第6章 A Vision of Sandy Blight(1)
I'd been humping my back, and crouching and groaning for an hour or so in the darkest corner of the travellers' hut, tortured by the demon of sandy blight. It was too hot to travel, and there was no one there except ourselves and Mitchell's cattle pup.
We were waiting till after sundown, for I couldn't have travelled in the daylight, anyway. Mitchell had tied a wet towel round my eyes, and led me for the last mile or two by another towel -- one end fastened to his belt behind, and the other in my hand as I walked in his tracks. And oh! but this was a relief!
It was out of the dust and glare, and the flies didn't come into the dark hut, and I could hump and stick my knees in my eyes and groan in comfort.
I didn't want a thousand a year, or anything; I only wanted relief for my eyes -- that was all I prayed for in this world. When the sun got down a bit, Mitchell started poking round, and presently he found amongst the rubbish a dirty-looking medicine bottle, corked tight; when he rubbed the dirt off a piece of notepaper that was pasted on, he saw "eye-water" written on it.

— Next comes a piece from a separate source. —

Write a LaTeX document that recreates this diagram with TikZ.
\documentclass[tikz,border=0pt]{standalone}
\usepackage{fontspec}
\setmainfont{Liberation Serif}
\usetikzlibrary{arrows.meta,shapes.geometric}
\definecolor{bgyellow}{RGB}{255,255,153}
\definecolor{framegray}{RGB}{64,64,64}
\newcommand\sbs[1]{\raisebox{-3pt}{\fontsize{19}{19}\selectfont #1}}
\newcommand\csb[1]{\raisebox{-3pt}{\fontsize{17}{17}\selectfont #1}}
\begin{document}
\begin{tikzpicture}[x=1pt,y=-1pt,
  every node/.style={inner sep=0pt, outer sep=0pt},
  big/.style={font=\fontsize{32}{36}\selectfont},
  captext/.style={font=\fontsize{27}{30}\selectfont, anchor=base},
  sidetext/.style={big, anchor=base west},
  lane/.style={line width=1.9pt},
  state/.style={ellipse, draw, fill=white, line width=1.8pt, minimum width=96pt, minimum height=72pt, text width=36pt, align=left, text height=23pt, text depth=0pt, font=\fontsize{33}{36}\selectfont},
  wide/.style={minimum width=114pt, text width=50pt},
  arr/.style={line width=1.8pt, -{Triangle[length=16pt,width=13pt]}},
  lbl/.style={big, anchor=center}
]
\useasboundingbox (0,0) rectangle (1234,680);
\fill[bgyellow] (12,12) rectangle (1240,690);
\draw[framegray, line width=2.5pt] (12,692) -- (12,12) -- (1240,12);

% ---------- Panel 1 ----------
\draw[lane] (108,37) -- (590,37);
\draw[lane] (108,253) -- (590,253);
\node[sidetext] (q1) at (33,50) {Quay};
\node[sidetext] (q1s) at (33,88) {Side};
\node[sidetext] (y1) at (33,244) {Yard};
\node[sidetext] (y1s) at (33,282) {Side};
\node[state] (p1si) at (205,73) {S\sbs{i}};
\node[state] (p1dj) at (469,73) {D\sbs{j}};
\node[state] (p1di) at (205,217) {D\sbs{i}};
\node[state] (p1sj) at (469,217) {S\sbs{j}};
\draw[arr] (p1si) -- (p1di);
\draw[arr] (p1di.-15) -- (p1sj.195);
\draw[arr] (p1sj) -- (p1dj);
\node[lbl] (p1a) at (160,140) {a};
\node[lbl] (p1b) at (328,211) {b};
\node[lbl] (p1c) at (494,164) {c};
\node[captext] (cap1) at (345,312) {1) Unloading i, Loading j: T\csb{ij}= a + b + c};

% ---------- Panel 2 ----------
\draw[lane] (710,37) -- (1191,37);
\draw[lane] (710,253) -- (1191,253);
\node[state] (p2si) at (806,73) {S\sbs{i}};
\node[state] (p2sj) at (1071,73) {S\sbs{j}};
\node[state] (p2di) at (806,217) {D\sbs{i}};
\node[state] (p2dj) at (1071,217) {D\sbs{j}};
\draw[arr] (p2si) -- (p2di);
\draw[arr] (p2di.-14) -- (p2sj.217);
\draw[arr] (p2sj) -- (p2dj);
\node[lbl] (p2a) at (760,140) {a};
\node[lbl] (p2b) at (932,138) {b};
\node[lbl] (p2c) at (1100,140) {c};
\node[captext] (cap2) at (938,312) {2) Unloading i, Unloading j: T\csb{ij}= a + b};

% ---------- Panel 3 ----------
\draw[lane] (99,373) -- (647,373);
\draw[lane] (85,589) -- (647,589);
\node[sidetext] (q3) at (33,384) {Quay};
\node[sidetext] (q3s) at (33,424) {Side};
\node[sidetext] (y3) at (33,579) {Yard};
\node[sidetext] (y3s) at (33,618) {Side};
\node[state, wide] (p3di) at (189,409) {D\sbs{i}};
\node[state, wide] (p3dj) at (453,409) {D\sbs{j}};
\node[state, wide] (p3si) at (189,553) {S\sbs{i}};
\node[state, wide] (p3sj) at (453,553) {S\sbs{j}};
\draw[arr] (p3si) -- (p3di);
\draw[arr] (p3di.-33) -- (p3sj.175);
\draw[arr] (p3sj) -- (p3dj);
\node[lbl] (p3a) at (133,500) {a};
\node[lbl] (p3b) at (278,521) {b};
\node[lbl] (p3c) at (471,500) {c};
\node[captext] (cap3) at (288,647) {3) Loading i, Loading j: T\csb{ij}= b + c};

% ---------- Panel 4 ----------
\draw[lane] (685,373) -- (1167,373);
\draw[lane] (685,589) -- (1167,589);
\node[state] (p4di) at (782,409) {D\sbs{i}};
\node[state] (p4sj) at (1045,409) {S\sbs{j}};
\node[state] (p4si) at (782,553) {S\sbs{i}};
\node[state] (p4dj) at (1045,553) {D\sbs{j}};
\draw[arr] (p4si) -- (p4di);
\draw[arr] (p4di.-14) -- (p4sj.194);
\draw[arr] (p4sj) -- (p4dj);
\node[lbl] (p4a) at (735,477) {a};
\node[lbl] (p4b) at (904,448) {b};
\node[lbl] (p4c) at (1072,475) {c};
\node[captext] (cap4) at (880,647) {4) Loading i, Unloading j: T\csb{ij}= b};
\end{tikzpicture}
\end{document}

He drew the cork with his teeth, smelt the water, stuck his little finger in, turned the bottle upside down, tasted the top of his finger, and reckoned the stuff was all right.
"Here! Wake up, Joe!" he shouted. "Here's a bottle of tears."
"A bottler wot?" I groaned.
"Eye-water," said Mitchell.
"Are you sure it's all right?" I didn't want to be poisoned or have my eyes burnt out by mistake; perhaps some burning acid had got into that bottle, or the label had been put on, or left on, in mistake or carelessness.
"I dunno," said Mitchell, "but there's no harm in tryin'."
I chanced it. I lay down on my back in a bunk, and Mitchell dragged my lids up and spilt half a bottle of eye-water over my eye-balls.
The relief was almost instantaneous. I never experienced such a quick cure in my life. I carried the bottle in my swag for a long time afterwards, with an idea of getting it analysed, but left it behind at last in a camp.
Mitchell scratched his head thoughtfully, and watched me for a while.
"I think I'll wait a bit longer," he said at last, "and if it doesn't blind you I'll put some in my eyes. I'm getting a touch of blight myself now.
That's the fault of travelling with a mate who's always catching something that's no good to him."
As it grew dark outside we talked of sandy-blight and fly-bite, and sand-flies up north, and ordinary flies, and branched off to Barcoo rot, and struck the track again at bees and bee stings. When we got to bees, Mitchell sat smoking for a while and looking dreamily backwards along tracks and branch tracks, and round corners and circles he had travelled, right back to the short, narrow, innocent bit of track that ends in a vague, misty point -- like the end of a long, straight, cleared road in the moonlight -- as far back as we can remember.
. . . . .
"I had about fourteen hives," said Mitchell -- "we used to call them `swarms', no matter whether they were flying or in the box -- when I left home first time. I kept them behind the shed, in the shade, on tables of galvanised iron cases turned down on stakes; but I had to make legs later on, and stand them in pans of water, on account of the ants. When the bees swarmed -- and some hives sent out the Lord knows how many swarms in a year, it seemed to me -- we'd tin-kettle 'em, and throw water on 'em, to make 'em believe the biggest thunderstorm was coming to drown the oldest inhabitant; and, if they didn't get the start of us and rise, they'd settle on a branch -- generally on one of the scraggy fruit trees. It was rough on the bees -- come to think of it; their instinct told them it was going to be fine, and the noise and water told them it was raining. They must have thought that nature was mad, drunk, or gone ratty, or the end of the world had come.
We'd rig up a table, with a box upside down, under the branch, cover our face with a piece of mosquito net, have rags burning round, and then give the branch a sudden jerk, turn the box down, and run. If we got most of the bees in, the rest that were hanging to the bough or flying round would follow, and then we reckoned we'd shook the queen in.
If the bees in the box came out and joined the others, we'd reckon we hadn't shook the queen in, and go for them again.
When a hive was full of honey we'd turn the box upside down, turn the empty box mouth down on top of it, and drum and hammer on the lower box with a stick till all the bees went up into the top box.
I suppose it made their heads ache, and they went up on that account.
"I suppose things are done differently on proper bee-farms.
I've heard that a bee-farmer will part a hanging swarm with his fingers, take out the queen bee and arrange matters with her; but our ways suited us, and there was a lot of expectation and running and excitement in it, especially when a swarm took us by surprise. The yell of `Bees swarmin'!' was as good to us as the yell of `Fight!' is now, or `Bolt!' in town, or `Fire' or `Man overboard!' at sea.
"There was tons of honey. The bees used to go to the vineyards at wine-making and get honey from the heaps of crushed grape-skins thrown out in the sun, and get so drunk sometimes that they wobbled in their bee-lines home.